“L’égale dignité de toutes les personnes” – Compendium de la doctrine sociale de l’Église
29 juin 2004
« Au cours de son histoire et, en particulier, ces cent dernières années, l’Église n’a jamais renoncé — selon les paroles du Pape Léon XIII — à dire “le mot qui lui revient” sur les questions de la vie sociale. »
144 « Dieu ne fait pas acception des personnes » (Ac 10, 34 ; cf. Rm 2, 11 ; Ga 2, 6 ; Ep 6, 9), car tous les hommes ont la même dignité de créature à son image et à sa ressemblance. [1] L’Incarnation du Fils de Dieu manifeste l’égalité de toutes les personnes quant à leur dignité : « Il n’y a ni Juif ni Grec, il n’y a ni esclave ni homme libre, il n’y a ni homme ni femme ; car tous vous ne faites qu’un dans le Christ Jésus » (Ga 3,28 ; cf. Rm 10, 12 ; 1 Co 12, 13 ; Col 3, 11).
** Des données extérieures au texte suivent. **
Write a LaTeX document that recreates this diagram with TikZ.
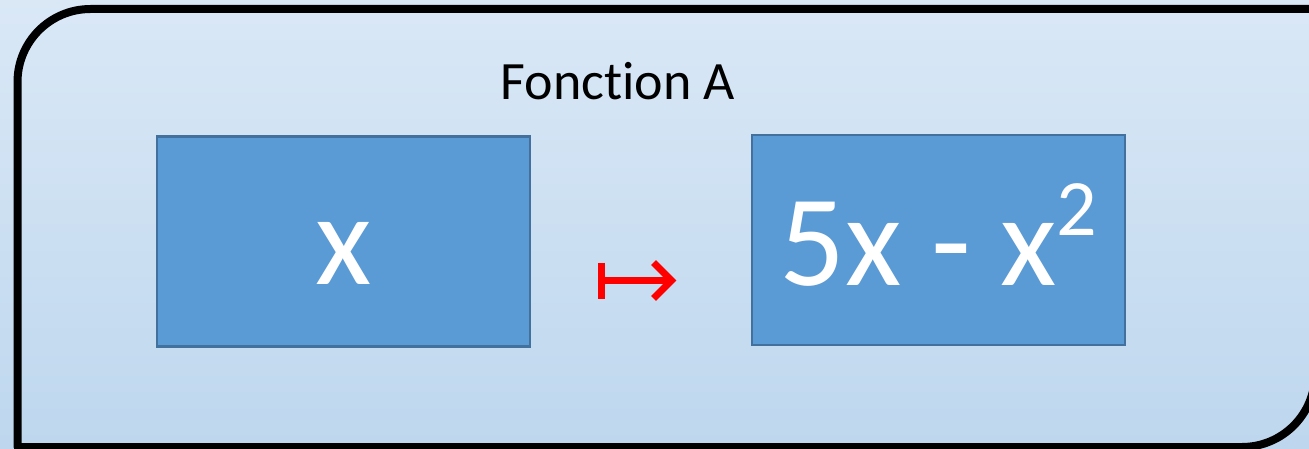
\documentclass[tikz,border=0pt]{standalone}
\usepackage{fontspec}
\setmainfont{Carlito}[Ligatures=CommonOff]
\definecolor{bgtop}{RGB}{218,232,246}
\definecolor{bgbot}{RGB}{190,215,238}
\definecolor{boxfill}{RGB}{91,155,213}
\definecolor{boxline}{RGB}{65,113,156}
\begin{document}
\begin{tikzpicture}[x=1pt,y=1pt,
  valbox/.style={draw=boxline, line width=2.5pt, fill=boxfill, text=white,
    inner sep=0pt, minimum width=373pt, minimum height=210pt, text depth=0pt},
  bigtext/.style={font=\fontsize{130}{150}\selectfont},
  titletext/.style={font=\fontsize{54}{64}\selectfont, anchor=base, inner sep=0pt},
  maparrow/.style={red, line width=7pt}]
  % background and frame
  \useasboundingbox (0,0) rectangle (1309,448);
  \shade[top color=bgtop, bottom color=bgbot] (0,0) rectangle (1309,448);
  \draw[line width=8pt, line join=round]
    (17.5,1) -- (17.5,366) arc[start angle=180, end angle=90, radius=73]
    -- (1315,439) -- (1315,74) arc[start angle=0, end angle=-90, radius=73]
    -- cycle;
  % title
  \node[titletext] (title) at (618,348) {Fonction A};
  % argument and image boxes
  \node[valbox, bigtext, text height=85pt] (arg) at (343.5,206.5) {x};
  \node[valbox, bigtext, text height=90pt] (img) at (938.5,208)
    {5x - x\raisebox{50pt}{\fontsize{80}{86}\selectfont 2}};
  % maps-to sign between the boxes
  \coordinate (bar) at (601.5,167.5);
  \draw[maparrow] ([yshift=18pt]bar) -- ([yshift=-18pt]bar);
  \draw[maparrow] (bar) -- ([xshift=67pt]bar);
  \draw[maparrow, line join=miter] ([xshift=52pt,yshift=18pt]bar) -- ([xshift=70pt]bar) -- ([xshift=52pt,yshift=-18pt]bar);
\end{tikzpicture}
\end{document}
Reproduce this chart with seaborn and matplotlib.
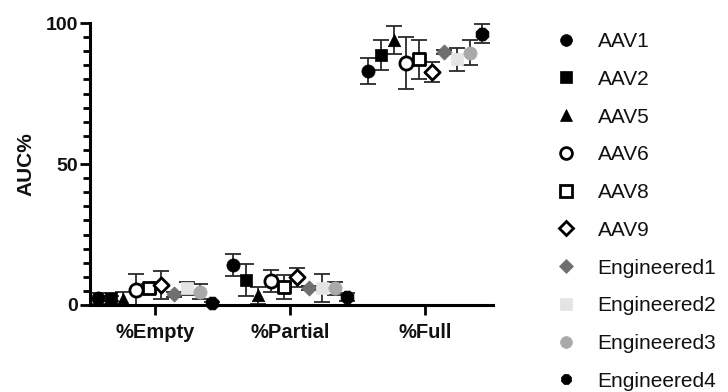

Étant donné que sur le visage de tout homme resplendit quelque chose de la gloire de Dieu, la dignité de chaque homme devant Dieu constitue le fondement de la dignité de l’homme devant les autres hommes. [2] En outre, c’est aussi le fondement ultime de l’égalité et de la fraternité radicales entre les hommes, indépendamment de leur race, nation, sexe, origine, culture et classe.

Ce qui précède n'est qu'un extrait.